### Given instruction
Identify the lines that contain the word "matplotlib", then copy them.
★ ★ ★
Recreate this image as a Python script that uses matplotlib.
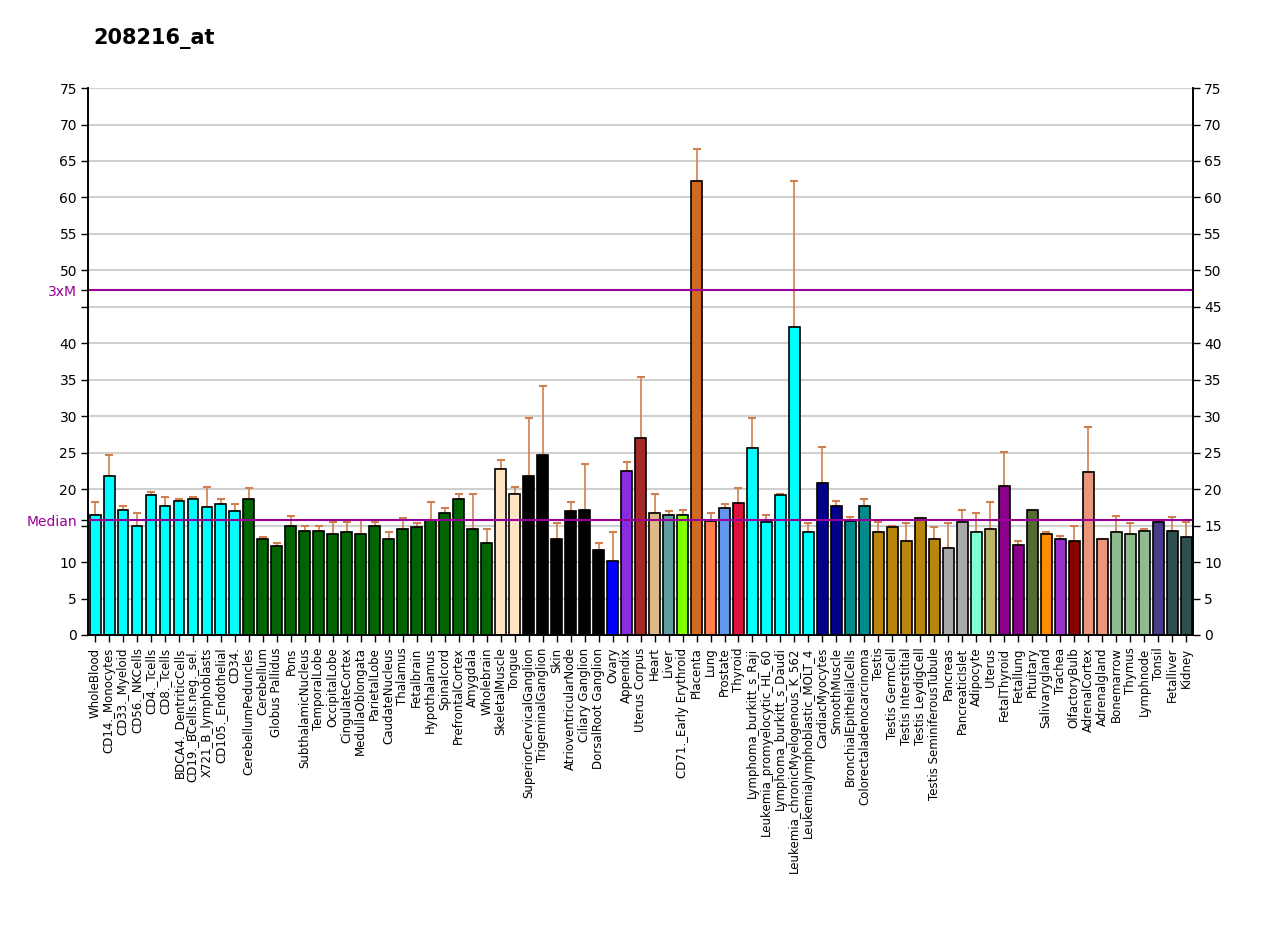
import matplotlib
matplotlib.use("Agg")
import matplotlib.pyplot as plt
import numpy as np

title = "208216_at"

categories = [
    "WholeBlood", "CD14._Monocytes", "CD33._Myeloid", "CD56._NKCells", "CD4._Tcells",
    "CD8._Tcells", "BDCA4._DentriticCells", "CD19._BCells.neg._sel.", "X721_B_lymphoblasts",
    "CD105._Endothelial", "CD34.", "CerebellumPeduncles", "Cerebellum", "Globus Pallidus",
    "Pons", "SubthalamicNucleus", "TemporalLobe", "OccipitalLobe", "CingulateCortex",
    "MedullaOblongata", "ParietalLobe", "CaudateNucleus", "Thalamus", "Fetalbrain",
    "Hypothalamus", "Spinalcord", "PrefrontalCortex", "Amygdala", "Wholebrain",
    "SkeletalMuscle", "Tongue", "SuperiorCervicalGanglion", "TrigeminalGanglion", "Skin",
    "AtrioventricularNode", "Ciliary Ganglion", "DorsalRoot Ganglion", "Ovary", "Appendix",
    "Uterus Corpus", "Heart", "Liver", "CD71._Early Erythroid", "Placenta", "Lung",
    "Prostate", "Thyroid", "Lymphoma_burkitt_s_Raji", "Leukemia_promyelocytic_HL_60",
    "Lymphoma_burkitt_s_Daudi", "Leukemia_chronicMyelogenous_K_562",
    "Leukemialymphoblastic_MOLT_4", "CardiacMyocytes", "SmoothMuscle",
    "BronchialEpithelialCells", "Colorectaladenocarcinoma", "Testis", "Testis GermCell",
    "Testis Interstitial", "Testis LeydigCell", "Testis SeminiferousTubule", "Pancreas",
    "PancreaticIslet", "Adipocyte", "Uterus", "FetalThyroid", "Fetallung", "Pituitary",
    "Salivarygland", "Trachea", "OlfactoryBulb", "AdrenalCortex", "Adrenalgland",
    "Bonemarrow", "Thymus", "Lymphnode", "Tonsil", "Fetalliver", "Kidney",
]

values = [
    16.45, 21.8, 17.2, 15.0, 19.15, 17.7, 18.4, 18.6, 17.5, 17.9, 16.95,
    18.65, 13.1, 12.2, 15.0, 14.3, 14.3, 13.85, 14.1, 13.85, 15.0, 13.1,
    14.5, 14.8, 15.8, 16.7, 18.65, 14.5, 12.6,
    22.7, 19.4, 21.8, 24.7, 13.15, 17.0, 17.2, 11.65, 10.2, 22.5, 27.0,
    16.7, 16.45, 16.45, 62.25, 15.7, 17.45, 18.15, 25.6, 15.55, 19.15, 42.3, 14.1,
    20.8, 17.7, 15.7, 17.7, 14.1, 14.8, 12.9, 16.0, 13.1, 11.9, 15.55, 14.1, 14.6,
    20.5, 12.4, 17.2, 13.85, 13.1, 12.9, 22.3, 13.1, 14.1, 13.85, 14.3, 15.55, 14.3, 13.4,
]

upper = [
    18.2, 24.7, 17.7, 16.7, 19.6, 18.9, 18.6, 18.9, 20.3, 18.7, 17.9,
    20.1, 13.4, 12.6, 16.3, 15.0, 15.0, 15.5, 15.5, 15.8, 15.5, 14.1,
    16.0, 15.3, 18.2, 17.45, 19.4, 19.4, 14.6,
    23.95, 20.3, 29.7, 34.1, 15.3, 18.2, 23.5, 12.6, 14.1, 23.7, 35.4,
    19.4, 17.0, 17.2, 66.6, 16.7, 17.95, 20.1, 29.7, 16.5, 19.4, 62.25, 15.3,
    25.8, 18.4, 16.2, 18.65, 15.5, 15.0, 15.3, 16.0, 14.8, 15.3, 17.2, 16.7, 18.2,
    25.1, 12.9, 17.2, 14.1, 13.6, 15.0, 28.5, 13.1, 16.3, 15.3, 14.5, 15.55, 16.2, 15.5,
]

colors = (
    ["#00FFFF"] * 11 + ["#006400"] * 18 + ["#FFE4C4"] * 2 + ["#000000"] * 6 +
    ["#0000FF", "#8A2BE2", "#A52A2A", "#DEB887", "#5F9EA0", "#7FFF00", "#D2691E",
     "#FF7F50", "#6495ED", "#DC143C"] +
    ["#00FFFF"] * 5 + ["#00008B"] * 2 + ["#008B8B"] * 2 + ["#B8860B"] * 5 +
    ["#A9A9A9"] * 2 + ["#7FFFD4", "#BDB76B"] + ["#8B008B"] * 2 +
    ["#556B2F", "#FF8C00", "#9932CC", "#8B0000"] + ["#E9967A"] * 2 +
    ["#8FBC8F"] * 3 + ["#483D8B"] + ["#2F4F4F"] * 2
)

median = 15.75
three_m = 47.25

fig = plt.figure(figsize=(12.8, 9.27), dpi=100)
ax = fig.add_axes([0.0688, 0.315, 0.8633, 0.590])

x = np.arange(len(categories))
vals = np.array(values)
ups = np.array(upper)

ax.set_axisbelow(True)
for g in np.arange(5, 80, 5):
    ax.axhline(g, color="#d0d0d0", lw=1.5, zorder=0)

ax.bar(x, vals, width=0.78, color=colors, edgecolor="black", linewidth=1.2, zorder=2)
ax.errorbar(x, vals, yerr=[np.zeros_like(vals), ups - vals], fmt="none",
            ecolor="#D08050", elinewidth=1.2, capsize=3, capthick=1.5, zorder=1)

ax.axhline(median, color="#990099", lw=1.5, zorder=3)
ax.axhline(three_m, color="#990099", lw=1.5, zorder=3)

ax.set_xlim(-0.5, len(categories) - 0.5)
ax.set_ylim(0, 75)

yt = list(np.arange(0, 80, 5))
left_ticks = yt + [median, three_m]
left_labels = ["" if v in (15, 45) else str(v) for v in yt] + ["Median", "3xM"]
ax.set_yticks(left_ticks)
ax.set_yticklabels(left_labels, fontsize=10)
for lbl in ax.get_yticklabels()[-2:]:
    lbl.set_color("#990099")

ax.set_xticks(x)
ax.set_xticklabels(categories, rotation=90, fontsize=8.5, va="top", ha="center")
ax.tick_params(axis="x", length=5, width=1, pad=4)
ax.tick_params(axis="y", length=5, width=1, pad=3)

ax2 = ax.twinx()
ax2.set_ylim(0, 75)
ax2.set_yticks(yt)
ax2.set_yticklabels([str(v) for v in yt], fontsize=10)
ax2.tick_params(axis="y", length=5, width=1, pad=3)

for a in (ax, ax2):
    a.spines["top"].set_visible(False)
    a.spines["left"].set_linewidth(1.2)
    a.spines["right"].set_linewidth(1.2)
    a.spines["bottom"].set_linewidth(1.2)

fig.text(0.073, 0.958, title, fontsize=15, fontweight="bold", ha="left", va="center")

fig.savefig("out.png", dpi=100, facecolor="white")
★ ★ ★
### Task output
Recreate this image as a Python script that uses matplotlib.
import matplotlib
matplotlib.use("Agg")
import matplotlib.pyplot as plt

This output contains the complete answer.